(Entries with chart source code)
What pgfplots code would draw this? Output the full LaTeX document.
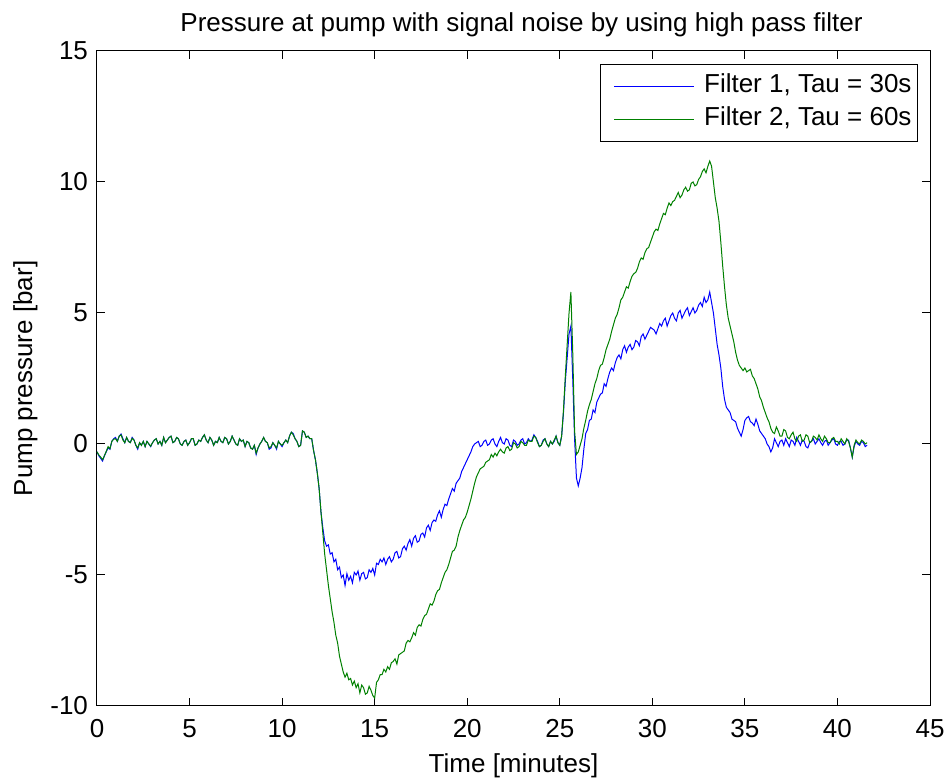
\documentclass[border=0pt]{standalone}
\usepackage{pgfplots}
\pgfplotsset{compat=1.18}
\usepackage{pgfplotstable}
\usepackage{fontspec}
\setmainfont{Liberation Sans}
\pgfplotstableread{
x b g
0.0 -0.30 -0.30
0.1 -0.45 -0.42
0.2 -0.55 -0.50
0.3 -0.65 -0.60
0.4 -0.45 -0.45
0.5 -0.30 -0.28
0.6 -0.15 -0.10
0.7 -0.20 -0.18
0.8 0.10 0.10
0.9 0.20 0.18
1.0 0.25 0.20
1.1 0.10 0.10
1.2 0.30 0.30
1.3 0.38 0.35
1.4 0.20 0.15
1.5 0.05 0.05
1.6 0.25 0.25
1.7 0.10 0.10
1.8 0.05 0.05
1.9 0.25 0.22
2.0 0.15 0.15
2.1 -0.05 -0.05
2.2 -0.20 -0.15
2.3 0.05 0.05
2.4 -0.05 -0.05
2.5 0.10 0.10
2.6 -0.10 -0.10
2.7 0.10 0.10
2.8 0.00 0.00
2.9 -0.10 -0.08
3.0 0.05 0.05
3.1 0.15 0.15
3.2 0.20 0.20
3.3 0.00 0.00
3.4 0.10 0.10
3.5 -0.05 -0.05
3.6 0.25 0.25
3.7 0.05 0.05
3.8 0.15 0.15
3.9 0.25 0.25
4.0 0.30 0.30
4.1 0.05 0.05
4.2 0.10 0.10
4.3 0.25 0.25
4.4 0.20 0.20
4.5 0.00 0.00
4.6 -0.05 -0.05
4.7 0.10 0.10
4.8 0.15 0.15
4.9 -0.05 -0.05
5.0 0.05 0.05
5.1 0.20 0.20
5.2 0.20 0.20
5.3 -0.05 -0.05
5.4 0.00 0.00
5.5 0.15 0.15
5.6 0.10 0.10
5.7 0.25 0.25
5.8 0.35 0.35
5.9 0.15 0.15
6.0 0.05 0.05
6.1 0.25 0.25
6.2 0.15 0.15
6.3 -0.05 -0.05
6.4 0.10 0.10
6.5 0.05 0.05
6.6 0.25 0.25
6.7 0.10 0.10
6.8 0.05 0.05
6.9 0.25 0.25
7.0 0.20 0.20
7.1 0.00 0.00
7.2 0.10 0.10
7.3 0.30 0.30
7.4 0.15 0.15
7.5 0.00 0.00
7.6 -0.05 -0.05
7.7 0.20 0.20
7.8 0.10 0.10
7.9 0.15 0.15
8.0 -0.10 -0.10
8.1 0.10 0.10
8.2 0.05 0.05
8.3 -0.15 -0.15
8.4 -0.20 -0.20
8.5 -0.05 -0.05
8.6 -0.40 -0.35
8.7 -0.15 -0.15
8.8 0.00 0.00
8.9 0.10 0.10
9.0 0.25 0.25
9.1 0.10 0.10
9.2 0.05 0.05
9.3 -0.20 -0.15
9.4 -0.15 -0.10
9.5 0.05 0.05
9.6 -0.05 -0.05
9.7 -0.20 -0.15
9.8 0.10 0.10
9.9 0.00 0.00
10.0 -0.10 -0.05
10.1 0.05 0.05
10.2 0.15 0.15
10.3 0.05 0.05
10.4 0.30 0.30
10.5 0.45 0.45
10.6 0.40 0.35
10.7 0.20 0.20
10.8 0.10 0.10
10.9 -0.10 -0.10
11.0 -0.05 -0.05
11.1 0.50 0.50
11.2 0.45 0.45
11.3 0.25 0.25
11.4 0.30 0.30
11.5 0.20 0.20
11.6 0.20 0.20
11.7 -0.25 -0.25
11.8 -0.60 -0.60
11.9 -1.10 -1.10
12.0 -1.70 -1.70
12.1 -2.60 -2.60
12.2 -3.20 -3.40
12.3 -3.70 -4.20
12.4 -3.90 -4.80
12.5 -3.85 -5.40
12.6 -4.20 -5.90
12.7 -4.15 -6.40
12.8 -4.50 -6.80
12.9 -4.40 -7.30
13.0 -4.80 -7.60
13.1 -4.70 -8.10
13.2 -5.10 -8.40
13.3 -5.00 -8.70
13.4 -5.40 -8.90
13.5 -4.95 -8.75
13.6 -5.20 -9.00
13.7 -5.05 -8.95
13.8 -5.30 -9.20
13.9 -4.90 -9.05
14.0 -5.00 -9.30
14.1 -4.85 -9.15
14.2 -5.20 -9.50
14.3 -4.95 -9.20
14.4 -4.90 -9.30
14.5 -5.15 -9.55
14.6 -5.10 -9.50
14.7 -4.80 -9.25
14.8 -4.90 -9.40
14.9 -4.75 -9.60
15.0 -5.00 -9.70
15.1 -4.55 -9.10
15.2 -4.60 -9.00
15.3 -4.40 -8.80
15.4 -4.50 -8.80
15.5 -4.35 -8.60
15.6 -4.60 -8.70
15.7 -4.40 -8.50
15.8 -4.30 -8.60
15.9 -4.50 -8.35
16.0 -4.40 -8.30
16.1 -4.15 -8.20
16.2 -4.10 -8.40
16.3 -4.35 -8.05
16.4 -4.30 -8.00
16.5 -4.00 -7.95
16.6 -3.90 -7.90
16.7 -4.05 -7.60
16.8 -3.80 -7.50
16.9 -3.65 -7.55
17.0 -3.90 -7.40
17.1 -3.60 -7.20
17.2 -3.50 -7.30
17.3 -3.75 -7.00
17.4 -3.70 -6.90
17.5 -3.45 -6.95
17.6 -3.40 -6.70
17.7 -3.55 -6.55
17.8 -3.20 -6.50
17.9 -3.10 -6.30
18.0 -3.30 -6.10
18.1 -3.00 -6.15
18.2 -2.90 -6.00
18.3 -2.95 -5.75
18.4 -2.70 -5.60
18.5 -2.55 -5.55
18.6 -2.80 -5.30
18.7 -2.50 -5.10
18.8 -2.30 -4.90
18.9 -2.35 -4.80
19.0 -2.10 -4.60
19.1 -1.90 -4.35
19.2 -1.70 -4.10
19.3 -1.80 -4.05
19.4 -1.50 -3.90
19.5 -1.40 -3.55
19.6 -1.30 -3.30
19.7 -1.05 -3.10
19.8 -0.90 -2.90
19.9 -0.75 -2.80
20.0 -0.60 -2.60
20.1 -0.45 -2.35
20.2 -0.30 -2.10
20.3 -0.10 -1.80
20.4 0.00 -1.50
20.5 0.05 -1.25
20.6 0.10 -1.10
20.7 -0.10 -0.95
20.8 -0.05 -0.90
20.9 0.10 -0.85
21.0 0.15 -0.70
21.1 -0.05 -0.65
21.2 0.00 -0.60
21.3 0.15 -0.40
21.4 0.20 -0.50
21.5 0.00 -0.35
21.6 -0.10 -0.45
21.7 0.10 -0.30
21.8 0.25 -0.20
21.9 0.05 -0.30
22.0 0.00 -0.35
22.1 0.20 -0.15
22.2 0.15 -0.10
22.3 -0.05 -0.25
22.4 -0.10 -0.20
22.5 0.15 0.05
22.6 0.10 0.00
22.7 -0.05 -0.15
22.8 0.00 -0.10
22.9 0.15 0.10
23.0 0.20 0.05
23.1 0.00 -0.05
23.2 0.05 -0.05
23.3 0.20 0.15
23.4 0.10 0.10
23.5 0.15 0.10
23.6 0.35 0.30
23.7 0.25 0.25
23.8 0.10 0.05
23.9 -0.10 -0.10
24.0 -0.05 -0.05
24.1 0.15 0.10
24.2 0.20 0.20
24.3 0.00 0.00
24.4 -0.10 -0.10
24.5 0.10 0.10
24.6 0.00 0.00
24.7 0.10 0.15
24.8 0.30 0.30
24.9 0.05 0.05
25.0 -0.05 -0.05
25.1 0.30 0.30
25.2 1.20 1.30
25.3 2.40 2.60
25.4 3.30 3.80
25.5 4.20 5.00
25.6 4.50 5.80
25.7 2.50 3.50
25.8 0.20 0.50
25.9 -1.30 -0.40
26.0 -1.60 -0.30
26.1 -1.30 -0.05
26.2 -0.90 0.20
26.3 -0.20 0.60
26.4 0.40 0.90
26.5 0.55 1.25
26.6 0.90 1.50
26.7 0.95 1.70
26.8 1.30 2.00
26.9 1.20 2.30
27.0 1.60 2.50
27.1 1.75 2.80
27.2 1.90 3.00
27.3 1.95 3.05
27.4 2.30 3.30
27.5 2.20 3.60
27.6 2.50 3.80
27.7 2.75 4.00
27.8 2.90 4.30
27.9 2.80 4.55
28.0 3.10 4.80
28.1 3.30 4.95
28.2 3.40 5.20
28.3 3.25 5.50
28.4 3.60 5.60
28.5 3.75 5.80
28.6 3.50 6.00
28.7 3.70 5.95
28.8 3.80 6.20
28.9 3.60 6.40
29.0 3.70 6.50
29.1 3.95 6.55
29.2 3.90 6.70
29.3 3.75 6.95
29.4 4.10 7.10
29.5 4.20 7.05
29.6 4.00 7.30
29.7 4.15 7.45
29.8 4.30 7.50
29.9 4.45 7.70
30.0 4.40 7.90
30.1 4.35 8.10
30.2 4.20 8.20
30.3 4.40 8.15
30.4 4.60 8.40
30.5 4.50 8.60
30.6 4.70 8.80
30.7 4.80 8.75
30.8 4.50 9.00
30.9 4.70 9.20
31.0 4.90 9.10
31.1 5.00 9.25
31.2 4.80 9.30
31.3 4.70 9.45
31.4 5.00 9.60
31.5 5.10 9.40
31.6 4.80 9.50
31.7 4.95 9.70
31.8 5.10 9.80
31.9 5.20 9.65
32.0 4.90 9.70
32.1 5.05 9.95
32.2 5.20 10.00
32.3 5.00 9.85
32.4 5.10 9.90
32.5 5.30 10.10
32.6 5.40 10.20
32.7 5.25 10.40
32.8 5.60 10.50
32.9 5.40 10.35
33.0 5.50 10.60
33.1 5.80 10.80
33.2 5.40 10.60
33.3 5.00 10.00
33.4 4.40 9.40
33.5 3.80 9.00
33.6 3.40 8.50
33.7 2.90 7.70
33.8 2.20 6.80
33.9 1.70 6.00
34.0 1.40 5.30
34.1 1.30 4.80
34.2 1.20 4.50
34.3 0.95 4.20
34.4 0.90 3.90
34.5 0.85 3.50
34.6 0.60 3.20
34.7 0.45 3.00
34.8 0.30 2.90
34.9 0.55 2.80
35.0 0.90 2.90
35.1 1.00 2.75
35.2 1.05 2.80
35.3 0.85 2.85
35.4 0.80 2.60
35.5 0.70 2.50
35.6 0.95 2.30
35.7 0.75 2.10
35.8 0.50 1.80
35.9 0.40 1.65
36.0 0.30 1.40
36.1 0.20 1.20
36.2 0.00 1.00
36.3 -0.10 0.85
36.4 -0.30 0.60
36.5 -0.15 0.45
36.6 0.20 0.40
36.7 0.05 0.65
36.8 -0.10 0.50
36.9 0.10 0.30
37.0 0.15 0.30
37.1 -0.05 0.55
37.2 0.20 0.50
37.3 0.05 0.25
37.4 -0.10 0.20
37.5 0.15 0.35
37.6 0.10 0.45
37.7 -0.05 0.20
37.8 0.25 0.10
37.9 0.10 0.30
38.0 -0.05 0.35
38.1 0.15 0.10
38.2 0.10 0.15
38.3 -0.10 0.35
38.4 -0.15 0.30
38.5 0.05 0.05
38.6 0.10 0.10
38.7 0.20 0.30
38.8 0.00 0.25
38.9 0.10 0.15
39.0 0.20 0.35
39.1 0.05 0.20
39.2 -0.05 0.10
39.3 0.10 0.30
39.4 0.15 0.20
39.5 -0.05 0.05
39.6 0.05 0.05
39.7 0.15 0.20
39.8 0.20 0.25
39.9 0.00 0.10
40.0 -0.05 0.10
40.1 0.10 0.00
40.2 0.10 0.20
40.3 -0.05 0.10
40.4 0.00 0.00
40.5 0.15 0.20
40.6 0.15 0.10
40.7 -0.15 -0.15
40.8 -0.50 -0.50
40.9 -0.10 -0.05
41.0 0.10 0.15
41.1 0.00 0.05
41.2 -0.05 0.00
41.3 0.10 0.15
41.4 0.05 0.10
41.5 -0.10 0.00
41.6 -0.05 0.05
}\pumpdata
\begin{document}
\fontsize{13}{15.6}\selectfont
\begin{tikzpicture}
\begin{axis}[
  name=ax,
  width=416.5pt, height=327.5pt,
  scale only axis,
  xmin=0, xmax=45, ymin=-10, ymax=15,
  xtick={0,5,...,45}, ytick={-10,-5,0,5,10,15},
  tick align=inside, tick pos=both,
  major tick length=4pt,
  axis line style={line width=0.5pt},
  tick style={line width=0.5pt, black},
  /pgf/number format/assume math mode=true,
  ticklabel style={font=\fontsize{13}{15.6}\selectfont},
  xticklabel style={yshift=-2.3pt},
  label style={font=\fontsize{13}{15.6}\selectfont},
  title style={font=\fontsize{13}{15.6}\selectfont},
  title={Pressure at pump with signal noise by using high pass filter},
  every axis title/.style={at={(axis description cs:0.5,1.029)}, anchor=base, xshift=4pt},
  xlabel={Time [minutes]},
  every axis x label/.style={at={(axis description cs:0.5,-0.1008)}, anchor=base},
  ylabel={Pump pressure [bar]},
  every axis y label/.style={at={(axis description cs:-0.078,0.5)}, anchor=base, rotate=90},
  legend style={at={(axis description cs:1,1)}, anchor=north east,
    xshift=-6pt, yshift=-6.5pt,
    draw=black, line width=0.5pt, inner xsep=2pt, inner ysep=3.75pt,
    font=\fontsize{13}{15.6}\selectfont,
    nodes={inner sep=1pt, text height=9.5pt, text depth=3pt},
    row sep=2pt, cells={anchor=west}},
  legend image code/.code={\path[draw=none] (0pt,0pt) -- (49pt,0pt); \draw[#1, line width=0.4pt] (5pt,0pt) -- (45pt,0pt);},
]
\addplot[blue, line width=0.5pt] table[x=x, y=b] {\pumpdata};
\addlegendentry{Filter 1, Tau = 30s}
\addplot[green!50!black, line width=0.5pt] table[x=x, y=g] {\pumpdata};
\addlegendentry{Filter 2, Tau = 60s}
\end{axis}
\pgfresetboundingbox
\path ([shift={(-48.5pt,-39pt)}]ax.south west) rectangle ([shift={(10.5pt,25.5pt)}]ax.north east);
\end{tikzpicture}
\end{document}
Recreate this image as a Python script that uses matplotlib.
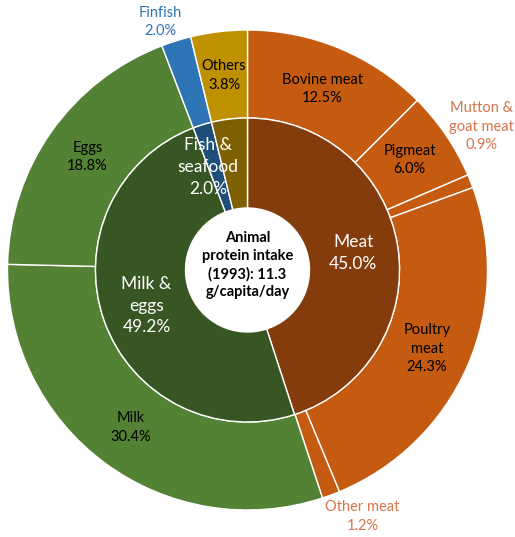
import numpy as np
import matplotlib.pyplot as plt

# Inner ring: food groups
groups = ['Meat', 'Milk &\neggs', 'Fish &\nseafood', 'Others']
group_share = [45.0, 49.2, 2.0, 3.8]
group_colors = ['#843C0C', '#375623', '#1F4E79', '#7F6000']

# Outer ring: individual products
items = ['Bovine meat', 'Pigmeat', 'Mutton &\ngoat meat', 'Poultry\nmeat', 'Other meat',
         'Milk', 'Eggs', 'Finfish', 'Others']
item_share = [12.5, 6.0, 0.9, 24.3, 1.2, 30.4, 18.8, 2.0, 3.8]
item_colors = ['#C55A11', '#C55A11', '#C55A11', '#C55A11', '#C55A11',
               '#548235', '#548235', '#2E75B6', '#BF9000']

center_text = 'Animal\nprotein intake\n(1993): 11.3\ng/capita/day'

plt.rcParams['font.family'] = ['Lato', 'DejaVu Sans']

fig = plt.figure(figsize=(5.15, 5.37), dpi=100)
ax = fig.add_axes([0, 0, 1, 1])

R_OUT, R_MID, R_HOLE = 240, 152, 62
edge = dict(edgecolor='white', linewidth=1.0)

ax.pie(item_share, radius=R_OUT, colors=item_colors, startangle=90, counterclock=False,
       wedgeprops=dict(width=R_OUT - R_MID, **edge))
ax.pie(group_share, radius=R_MID, colors=group_colors, startangle=90, counterclock=False,
       wedgeprops=dict(width=R_MID - R_HOLE, **edge))

# pie() resets the limits, so set the pixel-like frame afterwards
ax.set_xlim(-247.5, 267.5)
ax.set_ylim(-267, 270)
ax.set_aspect('equal')
ax.axis('off')


def mid_angles(shares):
    tot = sum(shares)
    cum = np.cumsum([0] + list(shares))
    return [(cum[i] + cum[i + 1]) / 2 / tot * 360 for i in range(len(shares))]


def polar(angle, r):
    a = np.radians(angle)
    return r * np.sin(a), r * np.cos(a)


# small slices get their label outside the ring: (angle, radius, colour)
outside = {
    'Mutton &\ngoat meat': (58.5, 274, '#D9734A'),
    'Other meat': (155, 272, '#D9734A'),
    'Finfish': (340.6, 263, '#2E75B6'),
}
for name, share, ang in zip(items, item_share, mid_angles(item_share)):
    r, col = 196, 'black'
    if name in outside:
        ang, r, col = outside[name]
    x, y = polar(ang, r)
    ax.text(x, y, f'{name}\n{share:.1f}%', ha='center', va='center', fontsize=10.5,
            color=col, linespacing=1.42)

for name, share, ang in zip(groups, group_share, mid_angles(group_share)):
    if name == 'Others':
        continue
    r = 107
    if name.startswith('Fish'):
        ang, r = 339, 110
    x, y = polar(ang, r)
    ax.text(x, y, f'{name}\n{share:.1f}%', ha='center', va='center', fontsize=12.5,
            color='white', linespacing=1.45)

ax.text(0, 5, center_text, ha='center', va='center', fontsize=10.5, fontweight='bold',
        linespacing=1.35)

fig.savefig('out.png', dpi=100, facecolor='white')
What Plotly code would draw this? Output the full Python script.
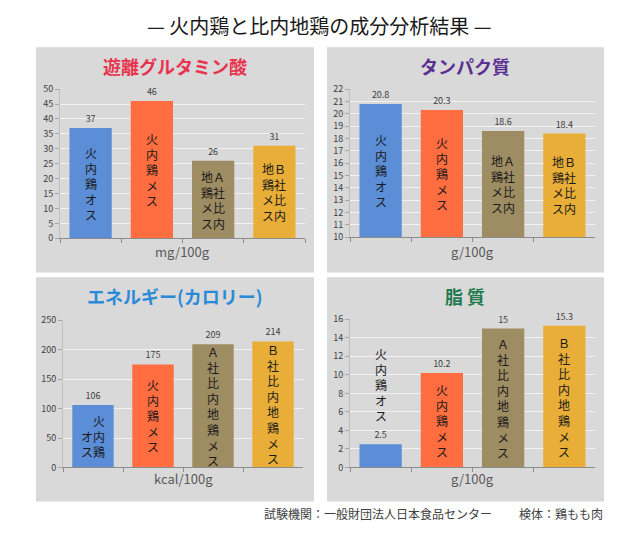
import plotly.graph_objects as go

# page body has an 8px margin; figure occupies the rest of the 640x539 window
OFF = 8
W, H = 640 - 2 * OFF, 539 - 2 * OFF

# ---------------- data ----------------
categories = ["火内鶏オス", "火内鶏メス", "A社比内地鶏メス", "B社比内地鶏メス"]
glutamic = [37, 46, 26, 31]
protein = [20.8, 20.3, 18.6, 18.4]
energy = [106, 175, 209, 214]
fat = [2.5, 10.2, 15, 15.3]

titles = ["遊離グルタミン酸", "タンパク質", "エネルギー(カロリー)", "脂 質"]
units = ["mg/100g", "g/100g", "kcal/100g", "g/100g"]
main_title = "— 火内鶏と比内地鶏の成分分析結果 —"
footer_left = "試験機関：一般財団法人日本食品センター"
footer_right = "検体：鶏もも肉"

# vertical labels inside bars (rows, top to bottom)
labels_two_col = [list("火内鶏オス"), list("火内鶏メス"),
                  ["地Ａ", "鶏社", "メ比", "ス内"], ["地Ｂ", "鶏社", "メ比", "ス内"]]
labels_energy = [["　火", "オ内", "ス鶏"], list("火内鶏メス"),
                 list("Ａ社比内地鶏メス"), list("Ｂ社比内地鶏メス")]
labels_fat = [list("火内鶏オス"), list("火内鶏メス"),
              list("Ａ社比内地鶏メス"), list("Ｂ社比内地鶏メス")]

# ---------------- style ----------------
bar_colors = ["#5B8ED6", "#FF6D40", "#9E8C62", "#E8AE38"]
title_colors = ["#E8344E", "#5A3092", "#2B8AD8", "#1F7A4F"]
panel_bg = "#D9D9D9"
FONT = "Noto Sans CJK JP"


def px_x(x):
    return (x - OFF) / W


def px_y(y):
    return 1 - (y - OFF) / H


panels = [
    dict(values=glutamic, rng=[0, 50], dtick=5, labels=labels_two_col,
         xdom=[60, 305], ydom=[237, 84], box=[36, 41, 314, 272], title_y=60, unit_shift=-2,
         above=[False] * 4),
    dict(values=protein, rng=[10, 22], dtick=1, labels=labels_two_col,
         xdom=[350, 595], ydom=[236, 84], box=[327, 41, 604, 272], title_y=60, unit_shift=-3,
         above=[False] * 4),
    dict(values=energy, rng=[0, 250], dtick=50, labels=labels_energy,
         xdom=[63, 303], ydom=[472, 321], box=[36, 277, 314, 507], title_y=296, unit_shift=0,
         above=[False] * 4),
    dict(values=fat, rng=[0, 16], dtick=2, labels=labels_fat,
         xdom=[350, 595], ydom=[472, 320], box=[327, 277, 604, 507], title_y=296, unit_shift=0,
         above=[True, False, False, False]),
]

fig = go.Figure()
shapes = []
annotations = []
LABEL_SIZE = 12

for i, p in enumerate(panels):
    n = i + 1
    xa = "x" if n == 1 else f"x{n}"
    ya = "y" if n == 1 else f"y{n}"
    fig.add_trace(go.Bar(
        x=categories, y=p["values"], xaxis=xa, yaxis=ya,
        marker=dict(color=bar_colors, line=dict(width=0)),
        text=[str(v) for v in p["values"]], textposition="outside",
        textfont=dict(size=9, color="#404040", family=FONT),
        cliponaxis=False, showlegend=False, hoverinfo="x+y",
    ))
    axkey = "xaxis" if n == 1 else f"xaxis{n}"
    aykey = "yaxis" if n == 1 else f"yaxis{n}"
    fig.update_layout(**{
        axkey: dict(domain=[px_x(p["xdom"][0]), px_x(p["xdom"][1])], anchor=ya,
                    showticklabels=False, ticks="outside", ticklen=4, tickcolor="#8C8C8C",
                    tickson="boundaries", showline=True, linecolor="#8C8C8C", linewidth=1,
                    showgrid=False, zeroline=False, fixedrange=True),
        aykey: dict(domain=[px_y(p["ydom"][0]), px_y(p["ydom"][1])], anchor=xa,
                    range=p["rng"], dtick=p["dtick"], tick0=p["rng"][0],
                    ticks="outside", ticklen=4, tickcolor="#A6A6A6",
                    showline=True, linecolor="#BFBFBF", linewidth=1,
                    showgrid=True, gridcolor="#F2F2F2", gridwidth=1, zeroline=False,
                    tickfont=dict(size=9, color="#404040", family=FONT), fixedrange=True),
    })
    b = p["box"]
    shapes.append(dict(type="rect", xref="paper", yref="paper", layer="below",
                       x0=px_x(b[0]), x1=px_x(b[2]), y0=px_y(b[3]), y1=px_y(b[1]),
                       fillcolor=panel_bg, line=dict(width=0)))
    # panel title
    annotations.append(dict(xref="paper", yref="paper",
                            x=px_x((b[0] + b[2]) / 2), y=px_y(p["title_y"]),
                            text=f"<b>{titles[i]}</b>", showarrow=False,
                            xanchor="center", yanchor="middle",
                            font=dict(size=18, color=title_colors[i], family=FONT)))
    # unit label
    annotations.append(dict(xref=f"{xa} domain", yref=f"{ya} domain", x=0.5, y=0,
                            yanchor="top", xanchor="center", yshift=p["unit_shift"],
                            text=units[i], showarrow=False,
                            font=dict(size=13, color="#595959", family=FONT)))
    # vertical labels inside/above bars (one wrapped text per bar)
    base = p["rng"][0]
    for j, cat in enumerate(categories):
        rows = p["labels"][j]
        v = p["values"][j]
        if p["above"][j]:
            yc, extra = v, 60
        else:
            yc, extra = (base + v) / 2, 0
        annotations.append(dict(xref=xa, yref=ya, x=cat, y=yc, yshift=extra,
                                text="<br>".join(rows), showarrow=False,
                                xanchor="center", yanchor="middle", align="center",
                                font=dict(size=LABEL_SIZE, color="#1A1A1A", family=FONT)))

annotations.append(dict(xref="paper", yref="paper", x=px_x(319), y=px_y(19),
                        text=main_title, showarrow=False, xanchor="center", yanchor="middle",
                        font=dict(size=20, color="#1A1A1A", family=FONT)))
annotations.append(dict(xref="paper", yref="paper", x=px_x(494), y=px_y(519),
                        text=footer_left, showarrow=False, xanchor="right", yanchor="middle",
                        font=dict(size=12, color="#404040", family=FONT)))
annotations.append(dict(xref="paper", yref="paper", x=px_x(605), y=px_y(519),
                        text=footer_right, showarrow=False, xanchor="right", yanchor="middle",
                        font=dict(size=12, color="#404040", family=FONT)))

fig.update_layout(
    width=W, height=H, margin=dict(l=0, r=0, t=0, b=0),
    paper_bgcolor="white", plot_bgcolor="rgba(0,0,0,0)",
    bargap=0.31, shapes=shapes, annotations=annotations,
    font=dict(family=FONT),
)

fig.write_html("out.html")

Requirements>
Starting at the line containing "Recreate this image" and ending at the line containing "group_colors = ['#843C0C', '#375623', '#1F4E79', '#7F6000']", copy those lines exactly, both included, and nothing more. Leave out any picture.

Written reply>
Recreate this image as a Python script that uses matplotlib.
import numpy as np
import matplotlib.pyplot as plt

# Inner ring: food groups
groups = ['Meat', 'Milk &\neggs', 'Fish &\nseafood', 'Others']
group_share = [45.0, 49.2, 2.0, 3.8]
group_colors = ['#843C0C', '#375623', '#1F4E79', '#7F6000']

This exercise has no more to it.